To gain optimal performance of your aircraft, factory school is a key ingredient. Whether it is supporting the airframe, powerplant or equipment and tools, detailed and specific training is required. Factory training from manufacturers gives valuable insight into the specific requirements of their equipment and ultimately will enable your maintenance staff to properly identify and solve problems effectively and efficiently as they arise on a daily basis. It is critical that your mechanics have specific and detailed training similar to the training your pilots receive.

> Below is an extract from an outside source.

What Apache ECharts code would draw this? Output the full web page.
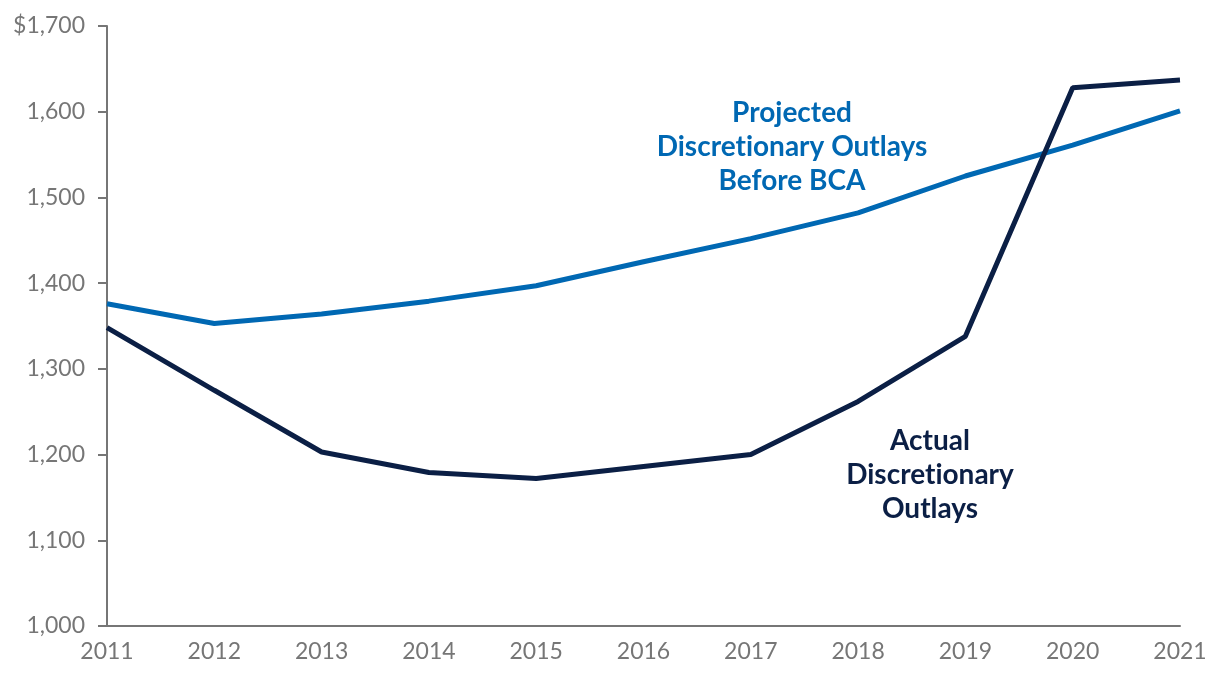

Beneficial relationships are fostered when your staff has spent time face to face with the range of personnel that they are likely to meet at the factory. Every employee at the manufacturer knows how important it is to train the users of their equipment because it ultimately will determine their success or failure. Everyone you have the opportunity to speak with will proudly explain the specific details of their job because of their pride in their product. Usually you’ll have an opportunity to meet everyone from the CEO/president to technical support, engineers, parts specialist, and the folks working the factory floor. If you keep a close eye on their methods and techniques, you will always pick up a trick or new idea on how to work with their product and get the latest information about future products. You also have an opportunity to explain common problems, and may even be able to influence a design change that is beneficial to both you and the manufacturer.
You may feel that since you’ve sent one of your technicians to the factory training several years ago he should be able to train all of your personnel. That is not always the case. During time, unused procedures become fuzzy and maintenance practices change. Everyone remembers the game that was played when you tell someone a short story and then it is passed on to the next person. When the story gets to the last person in the line, it usually doesn’t even sound familiar. Going to a factory school will avoid these problems as well as dispel myths that inevitably tend to flourish.

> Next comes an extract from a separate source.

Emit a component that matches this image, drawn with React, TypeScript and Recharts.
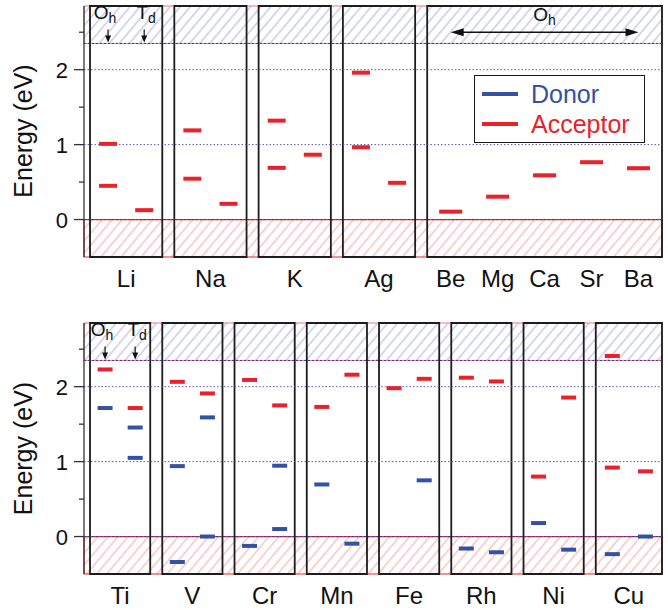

In the event you’re only able to send one technician to the factory school pick the one that is best able to take detailed notes and communicate with their fellow workers. Most factory schools encourage photography in the classroom and labs. Detailed notes along with a thorough photographic log of procedures go a long way in improving the memory and assuring consistency in repairs. Although many schools do allow photography in the classroom, most do not allow photography in the factory to protect proprietary processes and techniques.

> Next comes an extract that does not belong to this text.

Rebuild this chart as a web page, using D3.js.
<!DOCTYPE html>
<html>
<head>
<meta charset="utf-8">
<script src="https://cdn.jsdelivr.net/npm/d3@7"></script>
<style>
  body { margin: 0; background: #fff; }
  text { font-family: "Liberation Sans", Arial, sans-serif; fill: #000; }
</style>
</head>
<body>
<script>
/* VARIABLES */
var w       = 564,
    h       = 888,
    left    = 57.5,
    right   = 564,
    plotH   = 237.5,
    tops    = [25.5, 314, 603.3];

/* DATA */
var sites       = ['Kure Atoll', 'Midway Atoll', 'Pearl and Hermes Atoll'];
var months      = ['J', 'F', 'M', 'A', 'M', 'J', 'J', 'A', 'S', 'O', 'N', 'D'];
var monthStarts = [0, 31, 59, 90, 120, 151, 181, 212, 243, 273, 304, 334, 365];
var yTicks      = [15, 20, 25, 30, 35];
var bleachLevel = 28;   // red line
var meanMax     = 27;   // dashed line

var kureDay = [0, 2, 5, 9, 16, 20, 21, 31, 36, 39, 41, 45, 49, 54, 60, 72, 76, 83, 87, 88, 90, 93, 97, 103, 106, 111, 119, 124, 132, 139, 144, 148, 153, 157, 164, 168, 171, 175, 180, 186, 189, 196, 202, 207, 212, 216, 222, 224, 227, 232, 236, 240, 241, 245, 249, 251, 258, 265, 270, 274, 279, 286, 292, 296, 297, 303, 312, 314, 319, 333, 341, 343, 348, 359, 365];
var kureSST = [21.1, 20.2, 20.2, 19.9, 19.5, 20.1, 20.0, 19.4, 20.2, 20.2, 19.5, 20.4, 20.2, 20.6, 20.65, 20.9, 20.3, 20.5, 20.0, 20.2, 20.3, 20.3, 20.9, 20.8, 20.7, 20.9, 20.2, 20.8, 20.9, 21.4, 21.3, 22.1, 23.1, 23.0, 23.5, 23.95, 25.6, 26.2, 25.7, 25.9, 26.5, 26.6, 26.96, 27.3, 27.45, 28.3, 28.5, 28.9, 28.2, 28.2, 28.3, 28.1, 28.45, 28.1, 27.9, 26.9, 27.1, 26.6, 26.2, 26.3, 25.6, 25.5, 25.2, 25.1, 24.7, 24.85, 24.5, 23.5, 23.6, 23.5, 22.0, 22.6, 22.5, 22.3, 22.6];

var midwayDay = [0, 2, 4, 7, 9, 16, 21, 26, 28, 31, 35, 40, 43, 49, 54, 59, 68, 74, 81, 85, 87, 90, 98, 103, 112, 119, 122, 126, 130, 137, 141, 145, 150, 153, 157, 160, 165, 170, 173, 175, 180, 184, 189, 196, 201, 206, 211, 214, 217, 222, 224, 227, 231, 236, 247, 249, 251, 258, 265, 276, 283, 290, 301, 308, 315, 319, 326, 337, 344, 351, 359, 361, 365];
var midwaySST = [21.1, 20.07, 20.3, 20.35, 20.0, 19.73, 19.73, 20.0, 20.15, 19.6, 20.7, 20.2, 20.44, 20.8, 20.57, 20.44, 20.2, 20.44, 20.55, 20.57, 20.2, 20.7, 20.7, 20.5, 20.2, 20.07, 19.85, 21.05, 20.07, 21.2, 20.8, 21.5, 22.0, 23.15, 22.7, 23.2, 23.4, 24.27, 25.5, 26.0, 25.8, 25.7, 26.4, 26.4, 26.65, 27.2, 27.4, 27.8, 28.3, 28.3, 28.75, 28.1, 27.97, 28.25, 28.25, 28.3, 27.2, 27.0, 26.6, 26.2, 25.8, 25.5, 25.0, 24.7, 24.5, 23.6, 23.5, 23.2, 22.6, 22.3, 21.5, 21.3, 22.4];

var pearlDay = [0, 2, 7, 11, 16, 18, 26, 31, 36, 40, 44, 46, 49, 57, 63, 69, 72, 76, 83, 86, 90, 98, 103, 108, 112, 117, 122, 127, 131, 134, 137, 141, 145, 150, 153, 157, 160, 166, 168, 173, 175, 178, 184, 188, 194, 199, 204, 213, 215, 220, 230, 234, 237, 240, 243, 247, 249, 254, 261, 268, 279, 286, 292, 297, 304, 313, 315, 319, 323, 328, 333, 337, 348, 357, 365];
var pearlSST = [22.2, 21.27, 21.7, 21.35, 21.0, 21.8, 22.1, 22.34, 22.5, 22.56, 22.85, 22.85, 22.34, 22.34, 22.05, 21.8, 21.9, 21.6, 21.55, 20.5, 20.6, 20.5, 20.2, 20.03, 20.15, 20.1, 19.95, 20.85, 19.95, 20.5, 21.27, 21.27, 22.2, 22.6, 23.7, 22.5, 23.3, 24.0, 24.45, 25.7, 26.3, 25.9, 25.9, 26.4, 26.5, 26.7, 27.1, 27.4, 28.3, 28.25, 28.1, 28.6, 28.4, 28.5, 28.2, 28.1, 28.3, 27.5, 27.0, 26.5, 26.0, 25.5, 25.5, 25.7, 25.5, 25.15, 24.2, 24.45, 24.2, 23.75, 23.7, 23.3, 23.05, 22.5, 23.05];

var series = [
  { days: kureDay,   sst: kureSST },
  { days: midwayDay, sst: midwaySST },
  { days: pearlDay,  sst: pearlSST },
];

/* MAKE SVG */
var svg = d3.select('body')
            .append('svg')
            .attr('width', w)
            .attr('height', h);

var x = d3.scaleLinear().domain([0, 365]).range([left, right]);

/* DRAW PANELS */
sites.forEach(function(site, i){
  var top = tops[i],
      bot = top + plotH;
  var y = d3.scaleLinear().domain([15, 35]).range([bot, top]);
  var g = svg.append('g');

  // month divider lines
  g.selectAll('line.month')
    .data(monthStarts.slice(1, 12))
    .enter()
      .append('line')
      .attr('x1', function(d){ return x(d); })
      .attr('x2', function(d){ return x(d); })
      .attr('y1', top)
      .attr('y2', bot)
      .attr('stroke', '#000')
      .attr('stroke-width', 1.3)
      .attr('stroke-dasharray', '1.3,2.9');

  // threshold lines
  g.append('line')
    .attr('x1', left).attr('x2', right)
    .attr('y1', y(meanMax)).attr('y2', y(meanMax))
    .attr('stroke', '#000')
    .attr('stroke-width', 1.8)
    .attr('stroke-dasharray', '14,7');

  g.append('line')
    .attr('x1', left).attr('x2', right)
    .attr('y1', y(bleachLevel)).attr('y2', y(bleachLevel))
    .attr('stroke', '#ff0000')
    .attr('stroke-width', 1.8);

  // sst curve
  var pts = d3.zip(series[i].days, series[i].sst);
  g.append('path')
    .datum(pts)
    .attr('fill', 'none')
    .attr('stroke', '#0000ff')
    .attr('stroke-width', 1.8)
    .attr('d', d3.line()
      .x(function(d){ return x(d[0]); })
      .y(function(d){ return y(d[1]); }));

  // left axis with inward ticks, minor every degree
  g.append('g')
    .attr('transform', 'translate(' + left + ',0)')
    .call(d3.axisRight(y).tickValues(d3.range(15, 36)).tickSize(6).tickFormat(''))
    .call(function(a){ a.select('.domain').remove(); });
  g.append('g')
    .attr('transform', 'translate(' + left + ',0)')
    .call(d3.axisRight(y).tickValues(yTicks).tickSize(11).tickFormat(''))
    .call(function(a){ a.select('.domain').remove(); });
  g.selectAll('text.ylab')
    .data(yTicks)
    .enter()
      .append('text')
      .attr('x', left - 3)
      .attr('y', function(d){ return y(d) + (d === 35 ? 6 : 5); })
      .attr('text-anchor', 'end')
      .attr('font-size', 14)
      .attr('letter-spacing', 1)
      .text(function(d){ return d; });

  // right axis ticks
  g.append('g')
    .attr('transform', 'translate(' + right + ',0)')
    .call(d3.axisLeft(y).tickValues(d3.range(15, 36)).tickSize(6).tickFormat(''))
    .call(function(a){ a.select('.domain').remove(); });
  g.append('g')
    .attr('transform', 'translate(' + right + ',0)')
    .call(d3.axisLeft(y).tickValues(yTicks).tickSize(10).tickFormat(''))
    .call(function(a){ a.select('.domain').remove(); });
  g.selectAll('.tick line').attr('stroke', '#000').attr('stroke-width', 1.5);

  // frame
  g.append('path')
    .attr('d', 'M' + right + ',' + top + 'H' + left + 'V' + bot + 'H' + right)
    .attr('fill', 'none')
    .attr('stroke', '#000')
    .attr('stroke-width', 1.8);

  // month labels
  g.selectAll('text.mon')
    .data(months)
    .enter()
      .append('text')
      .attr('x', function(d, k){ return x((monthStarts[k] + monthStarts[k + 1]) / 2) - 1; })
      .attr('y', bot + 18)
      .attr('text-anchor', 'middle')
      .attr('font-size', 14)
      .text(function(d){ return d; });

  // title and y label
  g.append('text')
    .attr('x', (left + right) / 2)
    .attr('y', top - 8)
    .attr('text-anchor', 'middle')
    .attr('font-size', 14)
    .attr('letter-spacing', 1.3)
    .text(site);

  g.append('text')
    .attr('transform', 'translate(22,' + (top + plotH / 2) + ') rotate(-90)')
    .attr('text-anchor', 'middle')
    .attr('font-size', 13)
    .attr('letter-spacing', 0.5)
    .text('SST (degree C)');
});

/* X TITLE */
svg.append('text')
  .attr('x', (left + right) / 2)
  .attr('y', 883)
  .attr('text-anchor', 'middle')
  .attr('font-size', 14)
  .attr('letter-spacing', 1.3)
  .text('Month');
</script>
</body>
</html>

Going to factory training usually gives your technician the opportunity to go through each maintenance procedure in detail with expert oversight. They are able to practice complex, high-level procedures that increase understanding and boosts confidence and ability. This understanding is now firsthand knowledge and proves invaluable in the field. Additionally, thru comprehensive training, rumors and misunderstood procedures are dispelled which will ultimately save you time, money and assure a quality product.
As you can see, having your maintenance personnel properly trained should be viewed as an asset rather than an expense. It will produce a long-term, consistent maintenance product that will be sought after throughout the industry and be a key ingredient in your success.